Tais mudanças apresentam reflexos diretos sobre o indivíduo, o qual começa a experimentar a angústia existencial de forma mais acentuada, chegando então à crise de identidade. Segundo Hall (2005, p.12), o indivíduo reflete no seu modo de ser e agir as mudanças que deslocaram as estruturas da sociedade, abalando o que se tinha até então por referência. Dentro dessa perspectiva, um aspecto interessante a observar é a questão da presença da religiosidade na vida dos indivíduos e das comunidades. A presença de Deus, que era vista em outros tempos como único centro para sustentar e entender o ser e suas aflições, começa a enfraquecer em sua unidade diante desse acelerado processo de mudanças. Ocorre uma perda do “sentido de si”, ou seja, o que até o momento era visto como parâmetro para julgamento de certo e errado passa a ser questionado e substituído por novas consciências: “[...] o sujeito, visto como tendo uma identidade unificada e estável, está se tornando fragmentado, composto de várias identidades, algumas vezes contraditórias e não resolvidas” (HALL, 2005, p.12).

No universo literário essas transformações são de certo modo intensificadas e levadas às últimas conseqüências por alguns escritores, como é o caso de Hilda Hilst.

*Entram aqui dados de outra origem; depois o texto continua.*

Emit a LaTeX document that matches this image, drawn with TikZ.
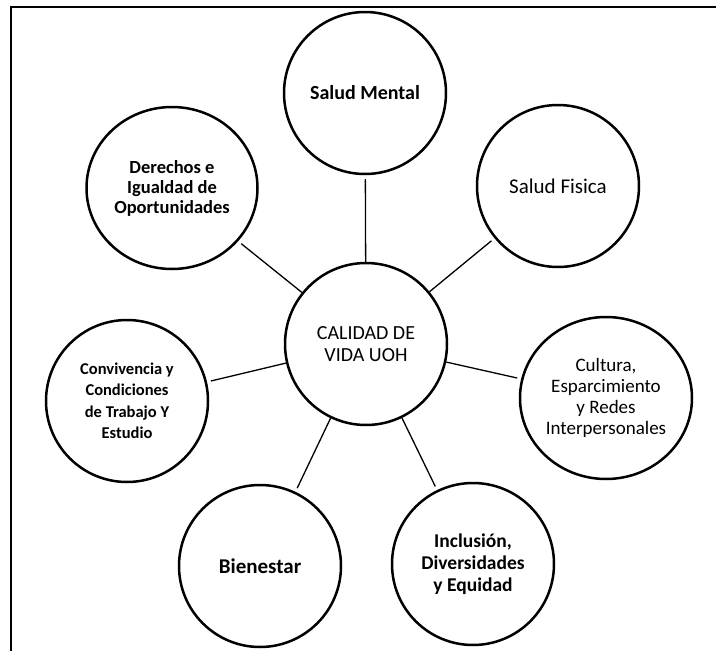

A idéia de provisoriedade e da incerteza toma o lugar das referências seguras e sólidas, tornando a instabilidade e a efemeridade marcas do nosso tempo. Do concreto, o ser é lançado diretamente para situações imprevisíveis, trágicas e geralmente inexplicáveis. Isso ocorre pela idéia, que habita o ser humano, de que este é capaz de desvendar e explicar, de forma racional, tudo aquilo que o rodeia. Assim, o homem faz uma tentativa de reavaliação de suas atitudes e crenças no desejo de evoluir sempre. Porém, nessa perspectiva de possibilidades, acaba perdendo algumas referências que até então o sustentavam, tornando-se cada vez mais descentrado.